Arrows of Rain: A Novel by Okey Ndibe; Soho Press (292 pages, $16 paper). Okey Ndibe’s first novel, “Arrows of Rain,” originally published in England in 2000, is finally coming out here Ndibe – who came to the United States from Nigeria in 1988 at the urging of Chinua Achebe – is a founder of the journal African Commentary; he was a Fulbright scholar and now teaches at Brown. So why did his debut remain under the radar for so long?

The answer might be found in “Arrows of Rain” itself, for this is a strange and at times unwieldy book. It is also smart and often deftly written, a parable of power and the humanity it strips away. Set in Madia, a fictitious African country ruled by an Idi Amin-like strongman named Isa Palat Bello, it begins as something of a crime novel when a prostitute is raped and murdered on an upscale tourist beach. It is New Year’s Day 1988, the anniversary of the revolution, and as the police investigate, we find ourselves on the edge of two worlds. “Most prostitutes are ogbanje,” an old man says, explaining why the dead woman appears to be smiling. The word refers to a being that “can die and return to life over and over again. To them, death is a game, that’s why they can laugh at it.” Much later, we get an alternate explanation: “(F)or those who suffer in this life, the grave can possess a dark allure.”

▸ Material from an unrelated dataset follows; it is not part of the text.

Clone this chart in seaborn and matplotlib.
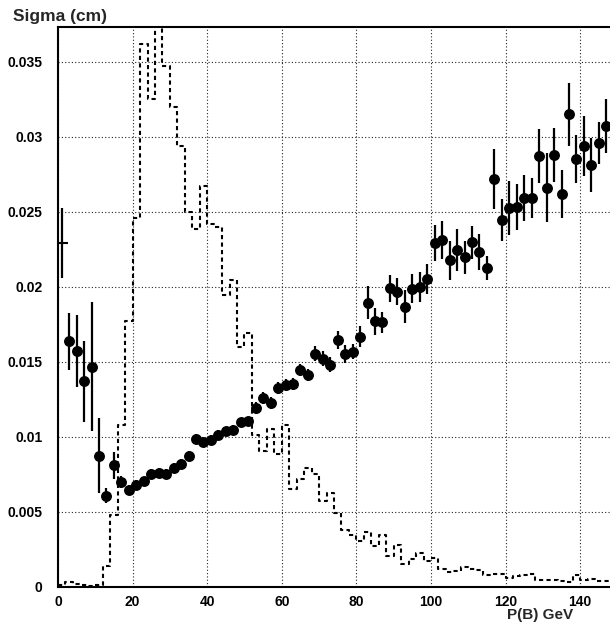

Somewhere between those two perspectives “Arrows of Rain” unfurls its defining tension: between old and new values, the traditional and the existential, the belief that we live in a world of spirits or we live on our own.

“In the real world necessity sometimes takes precedence over conscience,” Ndibe writes about complicity with the government while also reflecting the inner conflicts of his characters. None is as conflicted as Ogugua, the homeless man arrested for the murder, who takes on the persona of the mad god Bukuru when he goes to trial. It’s a deft move, allowing him to play a sort of holy fool. Still, even a holy fool can only go so far, as Bukuru learns when he testifies that Bello is a rapist and a killer.

There is much to admire in the novel: gorgeous writing, an abiding sense of moral implication, the recognition that corruption has its roots in every one of us as we blur the line of what we’re willing to live with, the compromises with which we abide.